Il papa ha scritto al presidente della Repubblica in occasione dell’Unità d’Italia che è disertata dai Leghisti che, come si sa, quanto ad ignoranza non sono secondi a nessuno. Pensate che in Lombardia la scelta è stata fatta da Bossi Trota che dall’alto della sua esperienza e cultura si stacca dall’Italia e dall’inno nazionale per trovare la sua identità cioè il nulla.

In compenso il papa dice che il merito se l’Italia è una nazione lo si deve alla religione cattolica che ha creato, bla bla, bla bla. Sarà! Sta di fatto che Pio IX scomunicò Vittorio Emanuele II e Cavour e tutti gli altri implicati nella fine temporale del papato.  Il contributo della religione cattolica all’unità d’Italia fu tale che il 30 gennaio 1868 Pio IX impose ai cattolici il «non expedit», cioè la proibizione di partecipare alla vita politica della nazione nascente. Il divieto di fatto cessò con Pio X nel 1913 con il «patto Gentiloni», ma ufficialmente fu abrogata da un papa genovese, Benedetto XV, solo nel 1919. Per 51 anni i cattolici furono per imposizione vaticana assenti dalla vita politica; per 20 anni almeno la gerarchia cattolica fornicò con il duce e il fascismo. La somma fa 71 anni, cioè metà quasi di 150 anni. Mi chiedo se in Vaticano sanno fare di conto.

Credo che la celebrazione dell’Unità d’Italia sia «un obbligo» per tutti noi, per contrastare questo gevernicchio fascista/leghista, ma credo anche che la maggioranza degli Italiani non abbia di che celebrare: precariato, disoccupazione, scuola, sanità, ricerca, servizi sociali… tutte medaglie che questo governo appende alla bandiera come primato senza precedenti nella storia dell’unità d’Italia. Un solo modo ci sarebbe per celebrare degnamente: dare il benservito al governo del disonore e della vergogna, al governo della distruzione dell’unità fittizia d’Italia, se è vero che il Paese è diviso in due dall’ingordigia dei ricchi e dei mafiosi amici e sodali del governo e del suo presidente del Consiglio.
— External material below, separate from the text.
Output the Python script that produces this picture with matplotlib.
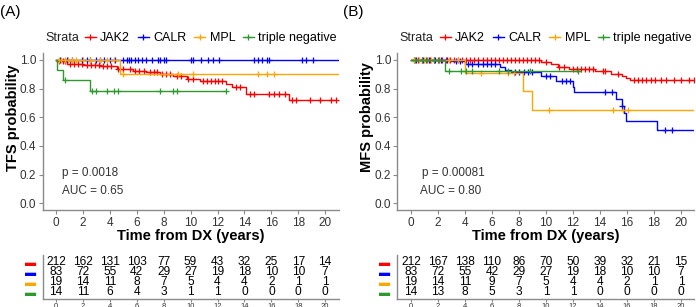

Un altro motivo per celebrare l’unità di Italia sarebbe sentire il Presidente della repubblica che il giorno 17 marzo nella più importante manifestazione ai microfoni dica all’Italia e al mondo: «Presidente del consiglio Silvio Berlusconi, lei e i suoi ministri avete giurato fedeltà alla Repubblica sulla Costituzione e avendo dietro la bandiera nazionale. Poiché una componente del suo governo ha disertato proditoriamente al giuramento, il suo governo decade per spergiuro e per attentato alla Nazione, per cui io sciolgo le camere. Poiché lei è responsabile della politica e di questi eventi comici e tragici insieme, io garante dell’unità nazionale, le revoco la medaglia a cavaliere “per indegnità” politica. Poiché lei è anche imputato in quattro processi e ha fatto leggi e leggine per salvarsi attaccando uno dei pilastri dello Stato di Diritto, la Magistratura, le revoco la medaglia “per indegnità morale e civile”. Un presidente del consiglio non può essere imputato di induzione alla prostituzione minorile e continuare a governare come se niente fosse. E’ una vergogna per l’Italia e per il mondo che guarda e ride».

Forse è stata sbagliata la data della celebrazione. A mio parere era più consono scegliere la data dell’11 febbraio, anniversario dei Patti Lateranensi. Con quella data è cominciata la lenta e inesorabile annessione dell’Italia allo Stato Città del Vaticano che oggi ha esteso i suoi tentacoli anche sul Parlamento, sul governo, sull’economia, sull’esercito, sulla scuola e sulla sanità. Celebriamo insieme giulivi e cantando l’annessione dell’Italia al Vaticano: è finito il potere temporale materiale nello stesso momento in cui è cominciato il dominio clericale sullo Stato e sulla Nazione italiana. Con buona pace di chi sogna uno Stato Laico.